Não sou Júlia e sim, sinto inveja por isto.
Que se foda, nada mais será como antes.
Aguardo pacientemente Victor sentir e cheirar as flores da estufa enquanto canto uma música qualquer da Beyoncé — sou pega por uma sensação contagiante de dejavú novamente... não é o efeito Mandela.
Sentimento mais retrógrado... estranho e caloroso, trás conforto de alguma forma.
Enrosquei um dedo no outro e mantive a cabeça baixa por causa do sol ardente atingindo minhas íris escuras sensíveis.
"Estrague tudo, tente impedir de alguma forma, ou ele será dela e você ficará aí mastigando a porcaria do chiclete e ser a tia solteirona amarga".
Espanto e xingo a voz inesperada outra vez aparecendo.
— Está falando com quem? — Ouço a voz vibrante e descontraída dizer do outro lado da estufa coberta por vidro arredondado.
— Nada não... estava cantando. — Replico mentindo, remexo o pé dentro do sapato, a roupa parece mais quente e está insuportável ficar dentro dela.
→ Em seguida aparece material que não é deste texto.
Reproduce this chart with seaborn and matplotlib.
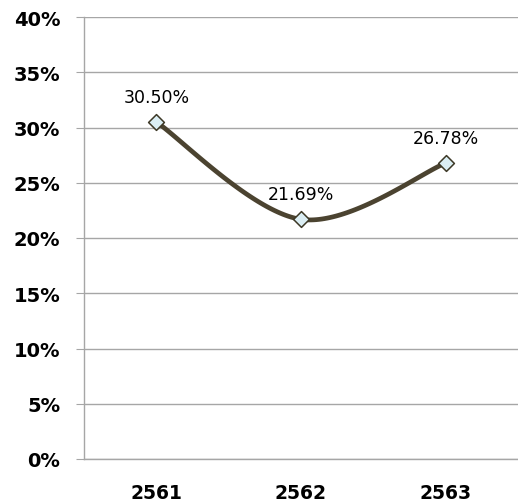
import seaborn as sns
import matplotlib.pyplot as plt
import pandas as pd
import numpy as np

sns.set_style("white")

years = ["2561", "2562", "2563"]
values = [30.50, 21.69, 26.78]
labels = ["30.50%", "21.69%", "26.78%"]

line_color = "#4b4330"
grid_color = "#a6a6a6"


def smooth(xs, ys, n=60):
    # Bezier curve through the points, similar to a spreadsheet "smoothed line"
    px = np.concatenate([[xs[0]], xs, [xs[-1]]])
    py = np.concatenate([[ys[0]], ys, [ys[-1]]])
    out_x, out_y = [], []
    t = np.linspace(0, 1, n)
    for i in range(1, len(px) - 2):
        p0 = np.array([px[i], py[i]])
        p3 = np.array([px[i + 1], py[i + 1]])
        p1 = p0 + (np.array([px[i + 1], py[i + 1]]) - np.array([px[i - 1], py[i - 1]])) / 6
        p2 = p3 - (np.array([px[i + 2], py[i + 2]]) - np.array([px[i], py[i]])) / 6
        b = ((1 - t) ** 3)[:, None] * p0 + (3 * (1 - t) ** 2 * t)[:, None] * p1 \
            + (3 * (1 - t) * t ** 2)[:, None] * p2 + (t ** 3)[:, None] * p3
        out_x.extend(b[:, 0])
        out_y.extend(b[:, 1])
    return np.array(out_x), np.array(out_y)


pos = np.arange(len(years), dtype=float)
sx, sy = smooth(pos, np.array(values))
curve = pd.DataFrame({"x": sx, "y": sy})
points = pd.DataFrame({"x": pos, "y": values})

fig = plt.figure(figsize=(5.18, 5.02), dpi=100)
ax = fig.add_axes([84 / 518, 42 / 502, 434 / 518, 442 / 502])

ax.yaxis.grid(True, color=grid_color, linewidth=1)
ax.set_axisbelow(True)

sns.lineplot(data=curve, x="x", y="y", sort=False, color=line_color,
             linewidth=3.4, ax=ax, zorder=3)
sns.scatterplot(data=points, x="x", y="y", marker="D", s=65,
                color="#dbeef4", edgecolor="#3d3826", linewidth=1.1,
                ax=ax, zorder=4)

for x, v, lab in zip(pos, values, labels):
    ax.annotate(lab, (x, v), xytext=(0, 18), textcoords="offset points",
                ha="center", va="center", fontsize=12.5, color="black")

ax.set_xlim(-0.5, 2.5)
ax.set_ylim(0, 40)
ax.set_yticks(range(0, 41, 5))
ax.set_yticklabels([f"{v}%" for v in range(0, 41, 5)],
                   fontsize=14, fontweight="bold", color="black")
ax.set_xticks(pos)
ax.set_xticklabels(years, fontsize=13.5, fontweight="bold", color="black")
ax.set_xticks([-0.5, 0.5, 1.5, 2.5], minor=True)
ax.tick_params(axis="x", which="major", length=0, pad=17)
ax.tick_params(axis="x", which="minor", length=5, color=grid_color, direction="out")
ax.tick_params(axis="y", length=6, color=grid_color, pad=11, left=True)
ax.set_xlabel("")
ax.set_ylabel("")

for s in ["top", "right"]:
    ax.spines[s].set_visible(False)
for s in ["left", "bottom"]:
    ax.spines[s].set_color(grid_color)
    ax.spines[s].set_linewidth(1)

fig.savefig("out.png", dpi=100)
plt.close(fig)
Quantas horas mais vai durar esta tortura cruel? A incógnita preenche os ares frios ao meu redor.
Ninguém me avisou que o amor machuca e tampouco que destroça o coração não correspondido...da forma que se quer.
Horas depois.
Na adolescência, sempre era deixado de lado nas paqueras, ninguém queria a chata esquisitona da Le, não ligava muito apesar de obviamente ser ruim para meu coraçãozinho bondoso e livre e bobo.
Cresci e ignorei qualquer oportunidade de me relacionar com alguém por anos, terminei os estudos e não desviei dos meus objetivos e focos, bastava ter dinheiro e estava feliz, tinha minha família e ainda tenho.
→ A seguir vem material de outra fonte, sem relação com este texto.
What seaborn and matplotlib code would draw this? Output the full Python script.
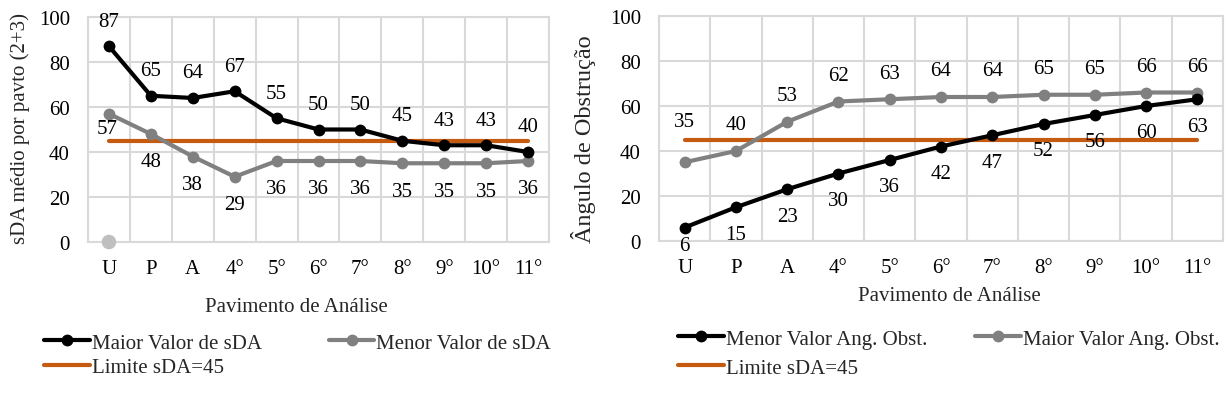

Porém, cada fração da minha alma deseja retornar no tempo e buscar aquela Leila ingênua e conformada e livre da inveja e dos desejos impuros, da raiva, do amor solitário.
Morreu, simplesmente ela foi morrendo até não restar nenhum vestígio.
— Leila, preciso falar contigo. — Ouço Carlota me chamar e retorno a realidade, distanciado do caos particular que entrei.
Deixo a xícara contendo café em cima da mesa e dou ouvidos a mulher que mais parece estar sendo perseguida, correndo riscos.
— Meus filhos não podem saber...ninguém pode. — Carlota aproxima o rosto do meu para manter extrema particularidade.
Deve ser bem grave e importante para exigir tanta discrição.
— Pode dizer senhora. — Articulo o mais baixo que consigo, observando ao redor atentamente, para não sermos pegas de surpresa e o segredo escapar.
— Fui ao médico fazer alguns exames e os resultados já saíram, decidi que somente contaria tudo para você... É a única pessoa que confio plenamente. — Nem mesmo sua nora foi alvo da tamanha sinceridade, nem mesmo os filhos? O que deve ser?
Concentro o foco total nela e escuto, aquele presságio desgostoso envolve meu peito e aperta impiedosamente... sensitiva ou não, algo não está totalmente correto.
— Tenho um tumor na cabeça, as saídas não são para ir até a empresa na maioria das vezes, foram para realizar uma bateria de exames, a dor crônica e o diagnóstico do médico é o que me faz querer acordar todas as manhãs tendo a esperança de que Marcos e Victor irão se entender, fazer as pazes. — O tremer das mãos dela e o medo no olhar me afligem.
— Eles são minha vida, tudo que faço é pelos dois, apenas quero que vivam em paz quando eu partir...
— Partir? — Interrompo angustiada, espetos furam minhas articulações e a língua fica áspera.
— Sim, ele me deu poucos meses de vida, é inevitável, Leila quero ser bem clara e direta... Peço por tudo que mais ama, que cuide do Victor quando eu morrer, não poderei estar mais segura e em paz se não você quem cuidará dele. — Pede a mulher que agora chora desolada.
Perco três palpitações nisto.
Tal depósito de confiança foi inesperado.
— Promete que se não puder cuidar dele, pelo menos certificará que ele esteja em boas mãos? — As mãos levemente enrugadas apertam as minhas em súplica, dolorosamente Carlota me encara ansiando por respostas.
Júlia não tem a confiança da sogra para cumprir tal dever com o próprio namorado.
— Fique tranquila, cuidarei dele com muito amor. — Porque é toda sinceridade, amor este que consome minha alma, singelo.
Abraço a senhora oferecendo apoio e conforto do modo que posso, Carlota desaba em meu ombro.
Notícia terrível, perderei minha amiga, aquela que me deu a oportunidade de conhecer Victor e ajudar minha família.
Considero-a como uma figura materna secundária.